The best fries in Kansas City come from this family-run BBQ joint, you told us
Crispy, crunchy and crinkled: Those are the three C’s Kansas City-area voters followed when they cast their vote on the area’s best french fries.
Weekly polls ran since the end of March, asking residents for their suggestions and picks on where they can find the best french fry in Kansas City. Longtime favorites and newcomers entered the ranks, but only one came out on top.
After a Fry-nal Four week-long voting period that saw 430 participants, readers named Rosedale Bar-B-Q, 600 Southwest Blvd. in Kansas City, Kansas, as the restaurant with the best french fries.
The barbecue staple defeated defending champion Joe’s KC BBQ, plus Arthur Bryant’s BBQ and Aixois in the final round.
For 92 years (93 on Independence Day), Rosedale has mastered the art of the french fry. Marisha Brown-Smith, the granddaughter of founders Anthony and Alda Rieke, said the family recipe has stayed the same for nine decades.
The crinkle-cut style gives you the crispy edges, and she said they hold on to Rosedale’s sauce very well. The fries are double-fried in canola oil to create a crunch, which is what makes them a staple at the restaurant.
No salt or additional seasonings are added when the fries are being cooked. The third-generation Brown-Smith, who’s the vice president and general manager of Rosedale, said those options are left on the dining tables inside for customers to modify to their liking if they choose to eat at the restaurant.
“We haven’t had a need to change the process, and people love them the way they are,” Brown-Smith said. “We try to keep a good thing good.”
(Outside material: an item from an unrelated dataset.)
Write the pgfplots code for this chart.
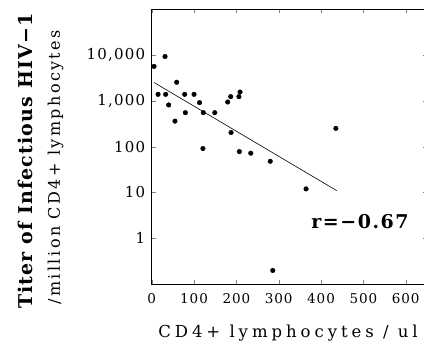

People can order their fries however they like, meaning she sees orders that ask for extra crispy or more than on the softer end. Rosedale goes through hundreds of pounds of potatoes daily. Customers can even order french fries by the pound.
The fries pair well with any item on the menu, but Brown-Smith recommends they accompany the combo platter (a choice of two meats on a sandwich) with an RC Cola. It’s often, too, she’ll hear someone replace the coleslaw that comes with the dinner platter for an extra side of fries.
Brown-Smith and her family, including pitmaster husband Bill, manager son Anthony “Cole” and his twin sister Caelan, appreciate that the restaurant continues to be a beloved part of Kansas City. She enjoys seeing the familiar faces come in and enjoy their food.
“That’s what’s always kept us close because it’s not just our family,” she said. “Our patrons are our family and friends, and we like that opportunity.”